Objective ▸
Below are entries. Copy exactly the lines running from the line that holds "Give me the matplotlib source for this chart." to the line that holds "rotation=r, fontsize=12.5, color='#222222')", with both ends included.

Given data ▸
# # # # #

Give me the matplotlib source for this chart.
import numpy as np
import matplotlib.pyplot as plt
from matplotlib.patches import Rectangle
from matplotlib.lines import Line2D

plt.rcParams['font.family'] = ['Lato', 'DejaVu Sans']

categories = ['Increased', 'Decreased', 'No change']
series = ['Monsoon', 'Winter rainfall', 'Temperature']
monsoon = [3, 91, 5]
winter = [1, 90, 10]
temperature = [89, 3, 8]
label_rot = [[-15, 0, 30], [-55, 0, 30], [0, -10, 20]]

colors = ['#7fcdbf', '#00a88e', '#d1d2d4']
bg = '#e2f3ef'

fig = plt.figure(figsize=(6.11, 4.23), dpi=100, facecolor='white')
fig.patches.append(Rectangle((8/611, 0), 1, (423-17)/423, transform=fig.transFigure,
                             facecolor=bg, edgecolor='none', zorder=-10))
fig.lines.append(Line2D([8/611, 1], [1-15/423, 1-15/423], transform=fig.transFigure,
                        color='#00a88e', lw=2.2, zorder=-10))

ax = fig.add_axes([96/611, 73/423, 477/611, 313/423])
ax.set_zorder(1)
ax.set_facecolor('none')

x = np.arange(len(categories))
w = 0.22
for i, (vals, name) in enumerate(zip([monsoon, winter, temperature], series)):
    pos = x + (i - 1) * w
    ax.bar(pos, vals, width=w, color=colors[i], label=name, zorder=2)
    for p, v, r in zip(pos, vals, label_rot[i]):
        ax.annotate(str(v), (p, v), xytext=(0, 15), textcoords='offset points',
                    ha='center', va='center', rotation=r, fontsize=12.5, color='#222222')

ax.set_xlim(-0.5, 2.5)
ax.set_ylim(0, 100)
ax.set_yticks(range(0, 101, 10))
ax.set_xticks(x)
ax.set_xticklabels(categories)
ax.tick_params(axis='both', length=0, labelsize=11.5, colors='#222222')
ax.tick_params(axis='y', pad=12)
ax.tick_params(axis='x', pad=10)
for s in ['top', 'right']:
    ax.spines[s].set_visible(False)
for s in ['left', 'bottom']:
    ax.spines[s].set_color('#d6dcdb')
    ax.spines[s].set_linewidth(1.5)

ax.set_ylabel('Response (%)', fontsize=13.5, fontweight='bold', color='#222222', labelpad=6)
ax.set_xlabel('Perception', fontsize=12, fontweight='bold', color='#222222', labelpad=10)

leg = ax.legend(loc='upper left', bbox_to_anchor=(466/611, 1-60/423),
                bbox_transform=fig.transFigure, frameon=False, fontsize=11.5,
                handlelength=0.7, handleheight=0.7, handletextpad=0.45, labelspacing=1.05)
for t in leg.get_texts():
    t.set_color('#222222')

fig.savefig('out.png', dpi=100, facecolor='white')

# # # # #

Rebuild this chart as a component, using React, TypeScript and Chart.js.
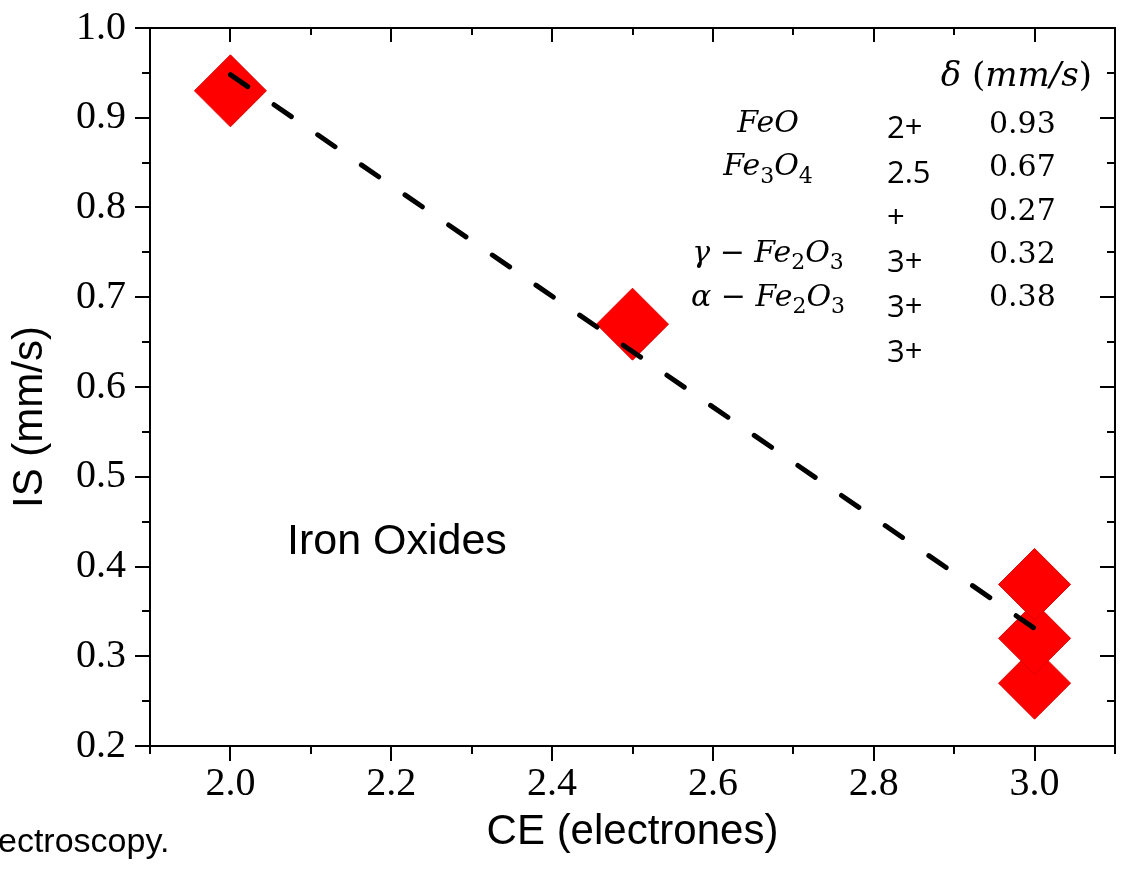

# # # # #

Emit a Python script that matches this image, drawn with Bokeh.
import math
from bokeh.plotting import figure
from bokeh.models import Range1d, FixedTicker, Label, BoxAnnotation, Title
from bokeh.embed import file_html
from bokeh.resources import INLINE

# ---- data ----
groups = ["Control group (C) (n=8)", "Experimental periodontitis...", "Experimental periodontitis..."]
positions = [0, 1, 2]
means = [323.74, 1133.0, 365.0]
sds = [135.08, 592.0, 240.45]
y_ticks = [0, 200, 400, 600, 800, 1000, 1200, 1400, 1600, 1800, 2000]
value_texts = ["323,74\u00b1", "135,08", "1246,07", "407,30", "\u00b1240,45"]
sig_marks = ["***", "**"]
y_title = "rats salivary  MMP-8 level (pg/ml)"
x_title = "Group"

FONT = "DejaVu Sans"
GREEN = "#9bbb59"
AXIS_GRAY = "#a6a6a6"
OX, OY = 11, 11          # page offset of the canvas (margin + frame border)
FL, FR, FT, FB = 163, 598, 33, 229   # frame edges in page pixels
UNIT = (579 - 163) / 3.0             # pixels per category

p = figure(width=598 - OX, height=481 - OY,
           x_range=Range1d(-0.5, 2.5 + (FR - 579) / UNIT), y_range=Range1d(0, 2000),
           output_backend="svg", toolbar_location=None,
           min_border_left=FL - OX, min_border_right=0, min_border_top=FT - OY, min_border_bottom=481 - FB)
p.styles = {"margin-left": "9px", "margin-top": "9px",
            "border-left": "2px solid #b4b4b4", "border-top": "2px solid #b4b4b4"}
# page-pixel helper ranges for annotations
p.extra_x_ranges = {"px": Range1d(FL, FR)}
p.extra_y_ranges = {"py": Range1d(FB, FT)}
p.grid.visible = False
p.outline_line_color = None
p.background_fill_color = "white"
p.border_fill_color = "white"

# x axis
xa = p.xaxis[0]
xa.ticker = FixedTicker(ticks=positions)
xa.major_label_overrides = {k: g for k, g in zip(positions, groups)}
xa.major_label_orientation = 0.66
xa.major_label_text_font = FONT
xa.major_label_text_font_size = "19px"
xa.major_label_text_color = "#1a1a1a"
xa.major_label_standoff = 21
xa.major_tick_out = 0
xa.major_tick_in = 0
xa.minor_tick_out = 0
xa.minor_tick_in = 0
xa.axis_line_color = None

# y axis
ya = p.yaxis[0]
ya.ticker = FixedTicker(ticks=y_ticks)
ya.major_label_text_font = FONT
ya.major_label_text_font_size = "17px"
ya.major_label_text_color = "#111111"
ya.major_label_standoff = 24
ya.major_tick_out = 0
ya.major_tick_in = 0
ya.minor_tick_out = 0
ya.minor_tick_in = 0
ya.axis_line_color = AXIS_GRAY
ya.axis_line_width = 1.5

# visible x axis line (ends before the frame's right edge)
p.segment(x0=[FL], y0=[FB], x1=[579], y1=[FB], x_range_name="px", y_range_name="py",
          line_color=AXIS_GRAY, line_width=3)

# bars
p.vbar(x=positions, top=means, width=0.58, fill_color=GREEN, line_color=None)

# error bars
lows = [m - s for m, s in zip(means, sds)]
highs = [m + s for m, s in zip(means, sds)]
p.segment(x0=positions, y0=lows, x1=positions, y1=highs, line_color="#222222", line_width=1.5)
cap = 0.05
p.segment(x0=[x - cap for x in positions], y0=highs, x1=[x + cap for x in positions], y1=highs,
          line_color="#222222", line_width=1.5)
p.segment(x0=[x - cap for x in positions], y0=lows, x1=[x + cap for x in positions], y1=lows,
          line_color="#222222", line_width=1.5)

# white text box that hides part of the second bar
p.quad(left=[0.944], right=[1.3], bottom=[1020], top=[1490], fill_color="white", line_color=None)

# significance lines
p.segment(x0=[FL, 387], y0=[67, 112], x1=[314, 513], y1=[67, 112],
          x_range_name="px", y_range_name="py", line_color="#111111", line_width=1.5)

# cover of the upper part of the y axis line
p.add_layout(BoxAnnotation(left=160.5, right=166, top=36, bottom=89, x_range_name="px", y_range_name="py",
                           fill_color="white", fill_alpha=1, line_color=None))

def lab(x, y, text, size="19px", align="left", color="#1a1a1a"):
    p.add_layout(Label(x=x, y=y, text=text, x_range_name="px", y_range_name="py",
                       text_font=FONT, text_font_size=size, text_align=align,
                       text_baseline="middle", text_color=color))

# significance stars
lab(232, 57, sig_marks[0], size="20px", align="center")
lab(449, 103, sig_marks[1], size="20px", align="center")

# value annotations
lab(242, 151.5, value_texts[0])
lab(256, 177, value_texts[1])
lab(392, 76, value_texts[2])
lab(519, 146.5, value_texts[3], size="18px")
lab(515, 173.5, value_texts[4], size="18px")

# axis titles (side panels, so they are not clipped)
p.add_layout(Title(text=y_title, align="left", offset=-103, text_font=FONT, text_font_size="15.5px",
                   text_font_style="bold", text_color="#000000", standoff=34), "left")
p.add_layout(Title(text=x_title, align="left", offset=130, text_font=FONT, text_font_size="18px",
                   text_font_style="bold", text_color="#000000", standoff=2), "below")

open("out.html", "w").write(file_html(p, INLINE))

# # # # #

Exercise response ▸
Give me the matplotlib source for this chart.
import numpy as np
import matplotlib.pyplot as plt
from matplotlib.patches import Rectangle
from matplotlib.lines import Line2D

plt.rcParams['font.family'] = ['Lato', 'DejaVu Sans']

categories = ['Increased', 'Decreased', 'No change']
series = ['Monsoon', 'Winter rainfall', 'Temperature']
monsoon = [3, 91, 5]
winter = [1, 90, 10]
temperature = [89, 3, 8]
label_rot = [[-15, 0, 30], [-55, 0, 30], [0, -10, 20]]

colors = ['#7fcdbf', '#00a88e', '#d1d2d4']
bg = '#e2f3ef'

fig = plt.figure(figsize=(6.11, 4.23), dpi=100, facecolor='white')
fig.patches.append(Rectangle((8/611, 0), 1, (423-17)/423, transform=fig.transFigure,
                             facecolor=bg, edgecolor='none', zorder=-10))
fig.lines.append(Line2D([8/611, 1], [1-15/423, 1-15/423], transform=fig.transFigure,
                        color='#00a88e', lw=2.2, zorder=-10))

ax = fig.add_axes([96/611, 73/423, 477/611, 313/423])
ax.set_zorder(1)
ax.set_facecolor('none')

x = np.arange(len(categories))
w = 0.22
for i, (vals, name) in enumerate(zip([monsoon, winter, temperature], series)):
    pos = x + (i - 1) * w
    ax.bar(pos, vals, width=w, color=colors[i], label=name, zorder=2)
    for p, v, r in zip(pos, vals, label_rot[i]):
        ax.annotate(str(v), (p, v), xytext=(0, 15), textcoords='offset points',
                    ha='center', va='center', rotation=r, fontsize=12.5, color='#222222')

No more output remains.